-- Stated exercise --
Here are some entries; quote each one exactly.

-- Material provided --
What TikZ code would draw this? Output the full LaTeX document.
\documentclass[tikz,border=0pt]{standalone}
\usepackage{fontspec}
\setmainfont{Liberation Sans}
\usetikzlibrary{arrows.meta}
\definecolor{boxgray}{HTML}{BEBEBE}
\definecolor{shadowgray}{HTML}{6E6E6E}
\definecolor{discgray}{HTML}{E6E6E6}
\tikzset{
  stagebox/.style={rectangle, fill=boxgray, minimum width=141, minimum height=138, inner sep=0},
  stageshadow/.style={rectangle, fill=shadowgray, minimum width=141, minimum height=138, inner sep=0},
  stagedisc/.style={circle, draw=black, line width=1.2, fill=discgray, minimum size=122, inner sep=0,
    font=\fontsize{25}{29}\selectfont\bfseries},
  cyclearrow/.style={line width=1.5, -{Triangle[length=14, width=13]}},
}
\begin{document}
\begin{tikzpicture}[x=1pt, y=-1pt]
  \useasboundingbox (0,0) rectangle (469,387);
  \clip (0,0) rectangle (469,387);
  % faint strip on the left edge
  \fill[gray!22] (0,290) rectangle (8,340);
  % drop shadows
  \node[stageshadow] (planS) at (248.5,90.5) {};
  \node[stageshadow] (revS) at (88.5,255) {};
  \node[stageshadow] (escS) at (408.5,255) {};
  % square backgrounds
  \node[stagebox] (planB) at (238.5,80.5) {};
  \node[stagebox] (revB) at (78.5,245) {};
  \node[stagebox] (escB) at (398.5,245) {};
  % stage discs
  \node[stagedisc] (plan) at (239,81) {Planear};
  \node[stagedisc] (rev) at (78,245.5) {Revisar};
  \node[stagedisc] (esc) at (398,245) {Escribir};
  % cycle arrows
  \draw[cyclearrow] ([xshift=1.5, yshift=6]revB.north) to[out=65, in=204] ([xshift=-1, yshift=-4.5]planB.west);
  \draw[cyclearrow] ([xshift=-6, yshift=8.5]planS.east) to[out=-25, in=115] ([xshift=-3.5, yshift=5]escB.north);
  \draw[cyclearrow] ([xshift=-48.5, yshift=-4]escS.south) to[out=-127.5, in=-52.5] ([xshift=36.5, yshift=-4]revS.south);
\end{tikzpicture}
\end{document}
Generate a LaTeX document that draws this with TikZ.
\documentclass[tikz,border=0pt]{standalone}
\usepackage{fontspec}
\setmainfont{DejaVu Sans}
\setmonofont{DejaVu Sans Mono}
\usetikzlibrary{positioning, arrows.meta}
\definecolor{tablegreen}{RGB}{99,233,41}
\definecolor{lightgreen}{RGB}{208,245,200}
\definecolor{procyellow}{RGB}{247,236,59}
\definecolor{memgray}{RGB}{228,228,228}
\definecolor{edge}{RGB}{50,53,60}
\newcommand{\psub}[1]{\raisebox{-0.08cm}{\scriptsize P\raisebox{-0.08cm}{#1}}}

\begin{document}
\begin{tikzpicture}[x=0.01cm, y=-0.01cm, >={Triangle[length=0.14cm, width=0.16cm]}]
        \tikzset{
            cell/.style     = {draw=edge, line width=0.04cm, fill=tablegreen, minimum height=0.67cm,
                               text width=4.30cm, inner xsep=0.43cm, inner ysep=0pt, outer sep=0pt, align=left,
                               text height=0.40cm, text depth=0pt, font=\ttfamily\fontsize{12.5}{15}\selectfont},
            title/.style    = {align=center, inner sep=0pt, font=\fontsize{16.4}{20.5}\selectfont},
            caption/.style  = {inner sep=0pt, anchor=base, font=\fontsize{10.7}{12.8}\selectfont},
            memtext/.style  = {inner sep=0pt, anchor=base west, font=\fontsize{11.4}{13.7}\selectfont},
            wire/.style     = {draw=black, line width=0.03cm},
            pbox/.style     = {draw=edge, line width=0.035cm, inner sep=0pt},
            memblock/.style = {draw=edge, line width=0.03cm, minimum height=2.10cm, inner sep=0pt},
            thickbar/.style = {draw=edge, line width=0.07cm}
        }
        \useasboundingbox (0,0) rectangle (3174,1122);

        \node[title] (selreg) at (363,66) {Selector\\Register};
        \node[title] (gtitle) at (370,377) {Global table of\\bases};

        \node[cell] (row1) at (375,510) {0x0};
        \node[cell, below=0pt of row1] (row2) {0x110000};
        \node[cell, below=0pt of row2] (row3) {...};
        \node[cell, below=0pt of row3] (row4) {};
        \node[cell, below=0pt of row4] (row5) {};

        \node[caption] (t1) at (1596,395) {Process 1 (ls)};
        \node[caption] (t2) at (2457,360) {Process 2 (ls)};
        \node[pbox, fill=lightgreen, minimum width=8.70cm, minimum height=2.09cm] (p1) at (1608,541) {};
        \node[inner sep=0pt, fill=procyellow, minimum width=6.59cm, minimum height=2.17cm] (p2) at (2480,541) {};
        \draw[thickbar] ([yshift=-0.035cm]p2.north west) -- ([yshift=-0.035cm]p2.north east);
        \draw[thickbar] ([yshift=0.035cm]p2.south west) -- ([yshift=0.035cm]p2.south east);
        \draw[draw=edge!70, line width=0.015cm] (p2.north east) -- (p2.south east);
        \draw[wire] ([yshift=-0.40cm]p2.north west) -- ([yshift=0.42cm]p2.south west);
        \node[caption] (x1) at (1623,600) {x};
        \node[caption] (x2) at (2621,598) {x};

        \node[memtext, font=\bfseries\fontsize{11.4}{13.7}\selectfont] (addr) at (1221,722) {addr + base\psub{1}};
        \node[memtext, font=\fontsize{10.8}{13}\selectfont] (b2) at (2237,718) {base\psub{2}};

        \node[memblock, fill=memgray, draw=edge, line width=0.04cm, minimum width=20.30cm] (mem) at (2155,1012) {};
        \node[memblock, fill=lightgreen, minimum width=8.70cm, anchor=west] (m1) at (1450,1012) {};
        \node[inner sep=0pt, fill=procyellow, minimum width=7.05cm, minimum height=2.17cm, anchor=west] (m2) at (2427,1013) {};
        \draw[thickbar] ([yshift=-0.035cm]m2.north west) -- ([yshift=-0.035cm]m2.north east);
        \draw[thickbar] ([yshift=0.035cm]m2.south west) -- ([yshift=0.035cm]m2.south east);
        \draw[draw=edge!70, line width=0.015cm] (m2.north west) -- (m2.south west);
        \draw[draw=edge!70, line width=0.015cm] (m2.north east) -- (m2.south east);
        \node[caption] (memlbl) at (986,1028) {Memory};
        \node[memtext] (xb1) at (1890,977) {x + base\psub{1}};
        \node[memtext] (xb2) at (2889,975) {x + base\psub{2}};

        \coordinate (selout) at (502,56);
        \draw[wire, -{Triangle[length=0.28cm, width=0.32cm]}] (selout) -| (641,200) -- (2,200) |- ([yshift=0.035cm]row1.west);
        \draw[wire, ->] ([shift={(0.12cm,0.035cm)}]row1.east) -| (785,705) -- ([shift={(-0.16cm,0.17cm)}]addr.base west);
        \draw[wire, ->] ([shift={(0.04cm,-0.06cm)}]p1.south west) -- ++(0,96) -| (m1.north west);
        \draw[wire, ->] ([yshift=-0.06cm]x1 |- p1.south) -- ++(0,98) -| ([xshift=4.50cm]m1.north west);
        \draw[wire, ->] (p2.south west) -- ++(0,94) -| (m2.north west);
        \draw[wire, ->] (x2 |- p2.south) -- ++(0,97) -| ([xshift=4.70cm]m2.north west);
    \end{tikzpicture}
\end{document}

-- Output for this exercise --
What TikZ code would draw this? Output the full LaTeX document.
\documentclass[tikz,border=0pt]{standalone}
\usepackage{fontspec}
\setmainfont{Liberation Sans}
\usetikzlibrary{arrows.meta}
\definecolor{boxgray}{HTML}{BEBEBE}
\definecolor{shadowgray}{HTML}{6E6E6E}
\definecolor{discgray}{HTML}{E6E6E6}
\tikzset{
  stagebox/.style={rectangle, fill=boxgray, minimum width=141, minimum height=138, inner sep=0},
  stageshadow/.style={rectangle, fill=shadowgray, minimum width=141, minimum height=138, inner sep=0},
  stagedisc/.style={circle, draw=black, line width=1.2, fill=discgray, minimum size=122, inner sep=0,
    font=\fontsize{25}{29}\selectfont\bfseries},
  cyclearrow/.style={line width=1.5, -{Triangle[length=14, width=13]}},
}
\begin{document}
\begin{tikzpicture}[x=1pt, y=-1pt]
  \useasboundingbox (0,0) rectangle (469,387);
  \clip (0,0) rectangle (469,387);
  % faint strip on the left edge
  \fill[gray!22] (0,290) rectangle (8,340);
  % drop shadows
  \node[stageshadow] (planS) at (248.5,90.5) {};
  \node[stageshadow] (revS) at (88.5,255) {};
  \node[stageshadow] (escS) at (408.5,255) {};
  % square backgrounds
  \node[stagebox] (planB) at (238.5,80.5) {};
  \node[stagebox] (revB) at (78.5,245) {};
  \node[stagebox] (escB) at (398.5,245) {};
  % stage discs
  \node[stagedisc] (plan) at (239,81) {Planear};
  \node[stagedisc] (rev) at (78,245.5) {Revisar};
  \node[stagedisc] (esc) at (398,245) {Escribir};
  % cycle arrows
  \draw[cyclearrow] ([xshift=1.5, yshift=6]revB.north) to[out=65, in=204] ([xshift=-1, yshift=-4.5]planB.west);
  \draw[cyclearrow] ([xshift=-6, yshift=8.5]planS.east) to[out=-25, in=115] ([xshift=-3.5, yshift=5]escB.north);
  \draw[cyclearrow] ([xshift=-48.5, yshift=-4]escS.south) to[out=-127.5, in=-52.5] ([xshift=36.5, yshift=-4]revS.south);
\end{tikzpicture}
\end{document}
Generate a LaTeX document that draws this with TikZ.
\documentclass[tikz,border=0pt]{standalone}
\usepackage{fontspec}
\setmainfont{DejaVu Sans}
\setmonofont{DejaVu Sans Mono}
\usetikzlibrary{positioning, arrows.meta}
\definecolor{tablegreen}{RGB}{99,233,41}
\definecolor{lightgreen}{RGB}{208,245,200}
\definecolor{procyellow}{RGB}{247,236,59}
\definecolor{memgray}{RGB}{228,228,228}
\definecolor{edge}{RGB}{50,53,60}
\newcommand{\psub}[1]{\raisebox{-0.08cm}{\scriptsize P\raisebox{-0.08cm}{#1}}}

\begin{document}
\begin{tikzpicture}[x=0.01cm, y=-0.01cm, >={Triangle[length=0.14cm, width=0.16cm]}]
        \tikzset{
            cell/.style     = {draw=edge, line width=0.04cm, fill=tablegreen, minimum height=0.67cm,
                               text width=4.30cm, inner xsep=0.43cm, inner ysep=0pt, outer sep=0pt, align=left,
                               text height=0.40cm, text depth=0pt, font=\ttfamily\fontsize{12.5}{15}\selectfont},
            title/.style    = {align=center, inner sep=0pt, font=\fontsize{16.4}{20.5}\selectfont},
            caption/.style  = {inner sep=0pt, anchor=base, font=\fontsize{10.7}{12.8}\selectfont},
            memtext/.style  = {inner sep=0pt, anchor=base west, font=\fontsize{11.4}{13.7}\selectfont},
            wire/.style     = {draw=black, line width=0.03cm},
            pbox/.style     = {draw=edge, line width=0.035cm, inner sep=0pt},
            memblock/.style = {draw=edge, line width=0.03cm, minimum height=2.10cm, inner sep=0pt},
            thickbar/.style = {draw=edge, line width=0.07cm}
        }
        \useasboundingbox (0,0) rectangle (3174,1122);

        \node[title] (selreg) at (363,66) {Selector\\Register};
        \node[title] (gtitle) at (370,377) {Global table of\\bases};

        \node[cell] (row1) at (375,510) {0x0};
        \node[cell, below=0pt of row1] (row2) {0x110000};
        \node[cell, below=0pt of row2] (row3) {...};
        \node[cell, below=0pt of row3] (row4) {};
        \node[cell, below=0pt of row4] (row5) {};

        \node[caption] (t1) at (1596,395) {Process 1 (ls)};
        \node[caption] (t2) at (2457,360) {Process 2 (ls)};
        \node[pbox, fill=lightgreen, minimum width=8.70cm, minimum height=2.09cm] (p1) at (1608,541) {};
        \node[inner sep=0pt, fill=procyellow, minimum width=6.59cm, minimum height=2.17cm] (p2) at (2480,541) {};
        \draw[thickbar] ([yshift=-0.035cm]p2.north west) -- ([yshift=-0.035cm]p2.north east);
        \draw[thickbar] ([yshift=0.035cm]p2.south west) -- ([yshift=0.035cm]p2.south east);
        \draw[draw=edge!70, line width=0.015cm] (p2.north east) -- (p2.south east);
        \draw[wire] ([yshift=-0.40cm]p2.north west) -- ([yshift=0.42cm]p2.south west);
        \node[caption] (x1) at (1623,600) {x};
        \node[caption] (x2) at (2621,598) {x};

        \node[memtext, font=\bfseries\fontsize{11.4}{13.7}\selectfont] (addr) at (1221,722) {addr + base\psub{1}};
        \node[memtext, font=\fontsize{10.8}{13}\selectfont] (b2) at (2237,718) {base\psub{2}};

        \node[memblock, fill=memgray, draw=edge, line width=0.04cm, minimum width=20.30cm] (mem) at (2155,1012) {};
        \node[memblock, fill=lightgreen, minimum width=8.70cm, anchor=west] (m1) at (1450,1012) {};
        \node[inner sep=0pt, fill=procyellow, minimum width=7.05cm, minimum height=2.17cm, anchor=west] (m2) at (2427,1013) {};
        \draw[thickbar] ([yshift=-0.035cm]m2.north west) -- ([yshift=-0.035cm]m2.north east);
        \draw[thickbar] ([yshift=0.035cm]m2.south west) -- ([yshift=0.035cm]m2.south east);
        \draw[draw=edge!70, line width=0.015cm] (m2.north west) -- (m2.south west);
        \draw[draw=edge!70, line width=0.015cm] (m2.north east) -- (m2.south east);
        \node[caption] (memlbl) at (986,1028) {Memory};
        \node[memtext] (xb1) at (1890,977) {x + base\psub{1}};
        \node[memtext] (xb2) at (2889,975) {x + base\psub{2}};

        \coordinate (selout) at (502,56);
        \draw[wire, -{Triangle[length=0.28cm, width=0.32cm]}] (selout) -| (641,200) -- (2,200) |- ([yshift=0.035cm]row1.west);
        \draw[wire, ->] ([shift={(0.12cm,0.035cm)}]row1.east) -| (785,705) -- ([shift={(-0.16cm,0.17cm)}]addr.base west);
        \draw[wire, ->] ([shift={(0.04cm,-0.06cm)}]p1.south west) -- ++(0,96) -| (m1.north west);
        \draw[wire, ->] ([yshift=-0.06cm]x1 |- p1.south) -- ++(0,98) -| ([xshift=4.50cm]m1.north west);
        \draw[wire, ->] (p2.south west) -- ++(0,94) -| (m2.north west);
        \draw[wire, ->] (x2 |- p2.south) -- ++(0,97) -| ([xshift=4.70cm]m2.north west);
    \end{tikzpicture}
\end{document}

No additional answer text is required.